## Exercise goal:
Begin with the first line of the material and copy each line word for word through the line that contains "ax2.spines[s].set_visible(False)"; the pictures are left out.

Begin Entries

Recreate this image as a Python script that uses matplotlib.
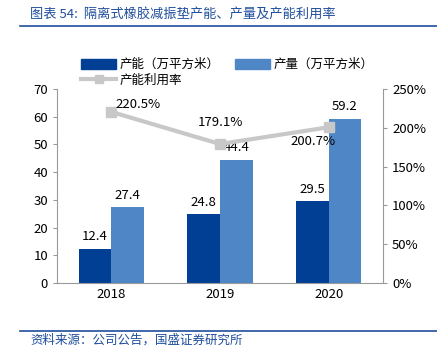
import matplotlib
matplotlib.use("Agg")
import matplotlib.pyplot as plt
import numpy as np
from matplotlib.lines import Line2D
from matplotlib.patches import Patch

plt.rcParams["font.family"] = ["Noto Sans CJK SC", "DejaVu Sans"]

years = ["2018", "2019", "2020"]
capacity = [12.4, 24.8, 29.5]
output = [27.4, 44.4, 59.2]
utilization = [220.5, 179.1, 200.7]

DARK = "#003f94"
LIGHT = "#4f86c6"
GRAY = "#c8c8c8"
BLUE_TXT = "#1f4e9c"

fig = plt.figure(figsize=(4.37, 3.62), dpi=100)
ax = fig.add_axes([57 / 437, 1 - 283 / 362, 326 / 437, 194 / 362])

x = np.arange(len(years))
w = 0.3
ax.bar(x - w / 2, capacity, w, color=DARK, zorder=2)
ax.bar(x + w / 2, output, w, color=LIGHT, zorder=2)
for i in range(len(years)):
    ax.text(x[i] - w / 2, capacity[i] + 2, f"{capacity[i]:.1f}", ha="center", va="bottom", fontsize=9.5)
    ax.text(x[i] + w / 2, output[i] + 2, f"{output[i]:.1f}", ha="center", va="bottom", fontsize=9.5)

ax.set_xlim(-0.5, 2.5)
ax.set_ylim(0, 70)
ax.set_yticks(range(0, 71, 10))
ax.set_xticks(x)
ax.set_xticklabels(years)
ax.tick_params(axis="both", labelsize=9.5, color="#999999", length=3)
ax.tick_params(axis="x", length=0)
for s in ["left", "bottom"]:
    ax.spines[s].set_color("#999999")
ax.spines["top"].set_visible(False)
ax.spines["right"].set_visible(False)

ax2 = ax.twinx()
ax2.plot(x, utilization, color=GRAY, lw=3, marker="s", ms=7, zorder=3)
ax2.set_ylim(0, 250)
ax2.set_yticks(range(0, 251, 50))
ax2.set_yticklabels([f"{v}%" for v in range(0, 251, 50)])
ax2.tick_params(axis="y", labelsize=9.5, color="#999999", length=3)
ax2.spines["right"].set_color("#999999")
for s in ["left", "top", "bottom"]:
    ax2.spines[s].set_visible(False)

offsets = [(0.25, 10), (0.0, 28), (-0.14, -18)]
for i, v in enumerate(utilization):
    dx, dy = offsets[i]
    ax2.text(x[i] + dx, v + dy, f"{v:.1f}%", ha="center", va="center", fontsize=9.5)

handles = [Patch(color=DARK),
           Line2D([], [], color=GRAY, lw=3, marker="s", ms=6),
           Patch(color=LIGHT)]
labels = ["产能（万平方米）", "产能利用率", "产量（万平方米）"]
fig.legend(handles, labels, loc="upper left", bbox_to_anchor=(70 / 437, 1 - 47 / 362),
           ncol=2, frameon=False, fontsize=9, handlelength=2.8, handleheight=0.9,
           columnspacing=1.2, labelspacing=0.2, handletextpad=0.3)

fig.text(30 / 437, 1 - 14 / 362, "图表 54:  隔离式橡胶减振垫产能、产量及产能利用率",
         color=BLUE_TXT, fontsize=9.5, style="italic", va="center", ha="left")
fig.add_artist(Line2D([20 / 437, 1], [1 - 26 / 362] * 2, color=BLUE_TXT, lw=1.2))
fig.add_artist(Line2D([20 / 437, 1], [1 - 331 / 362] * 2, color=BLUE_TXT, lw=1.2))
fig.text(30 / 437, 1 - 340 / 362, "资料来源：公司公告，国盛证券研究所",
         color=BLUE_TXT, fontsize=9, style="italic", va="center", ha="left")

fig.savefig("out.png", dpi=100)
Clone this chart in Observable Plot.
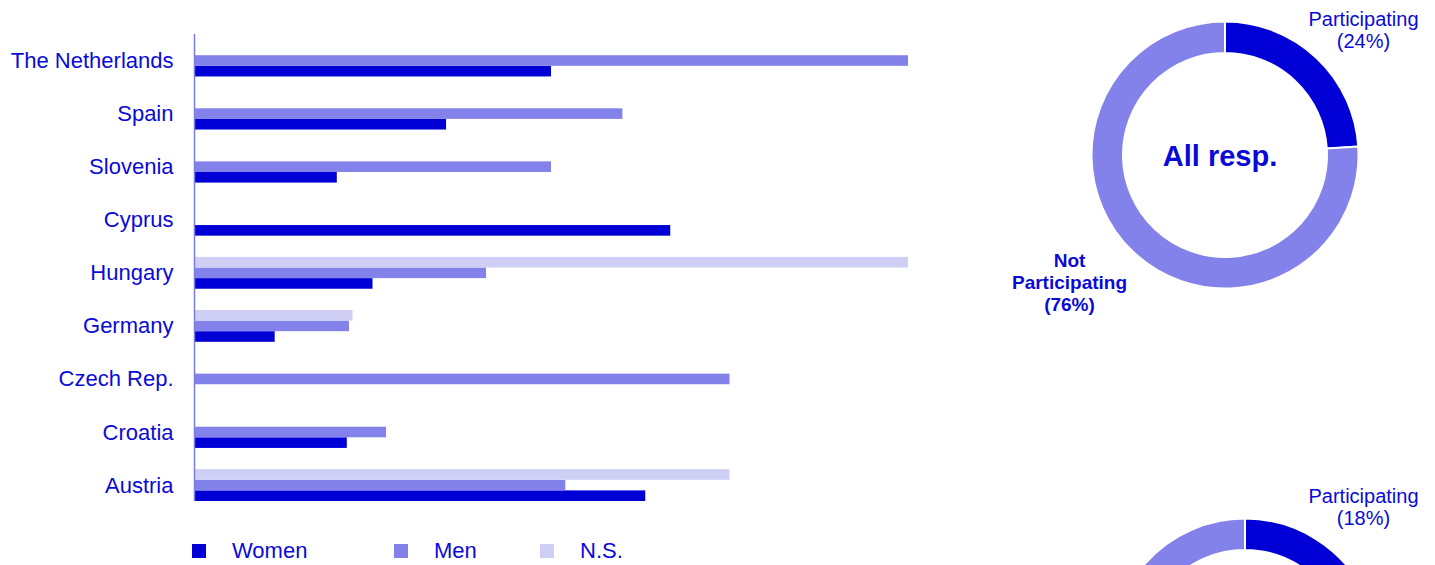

End Entries

## Solution for this task:
Recreate this image as a Python script that uses matplotlib.
import matplotlib
matplotlib.use("Agg")
import matplotlib.pyplot as plt
import numpy as np
from matplotlib.lines import Line2D
from matplotlib.patches import Patch

plt.rcParams["font.family"] = ["Noto Sans CJK SC", "DejaVu Sans"]

years = ["2018", "2019", "2020"]
capacity = [12.4, 24.8, 29.5]
output = [27.4, 44.4, 59.2]
utilization = [220.5, 179.1, 200.7]

DARK = "#003f94"
LIGHT = "#4f86c6"
GRAY = "#c8c8c8"
BLUE_TXT = "#1f4e9c"

fig = plt.figure(figsize=(4.37, 3.62), dpi=100)
ax = fig.add_axes([57 / 437, 1 - 283 / 362, 326 / 437, 194 / 362])

x = np.arange(len(years))
w = 0.3
ax.bar(x - w / 2, capacity, w, color=DARK, zorder=2)
ax.bar(x + w / 2, output, w, color=LIGHT, zorder=2)
for i in range(len(years)):
    ax.text(x[i] - w / 2, capacity[i] + 2, f"{capacity[i]:.1f}", ha="center", va="bottom", fontsize=9.5)
    ax.text(x[i] + w / 2, output[i] + 2, f"{output[i]:.1f}", ha="center", va="bottom", fontsize=9.5)

ax.set_xlim(-0.5, 2.5)
ax.set_ylim(0, 70)
ax.set_yticks(range(0, 71, 10))
ax.set_xticks(x)
ax.set_xticklabels(years)
ax.tick_params(axis="both", labelsize=9.5, color="#999999", length=3)
ax.tick_params(axis="x", length=0)
for s in ["left", "bottom"]:
    ax.spines[s].set_color("#999999")
ax.spines["top"].set_visible(False)
ax.spines["right"].set_visible(False)

ax2 = ax.twinx()
ax2.plot(x, utilization, color=GRAY, lw=3, marker="s", ms=7, zorder=3)
ax2.set_ylim(0, 250)
ax2.set_yticks(range(0, 251, 50))
ax2.set_yticklabels([f"{v}%" for v in range(0, 251, 50)])
ax2.tick_params(axis="y", labelsize=9.5, color="#999999", length=3)
ax2.spines["right"].set_color("#999999")
for s in ["left", "top", "bottom"]:
    ax2.spines[s].set_visible(False)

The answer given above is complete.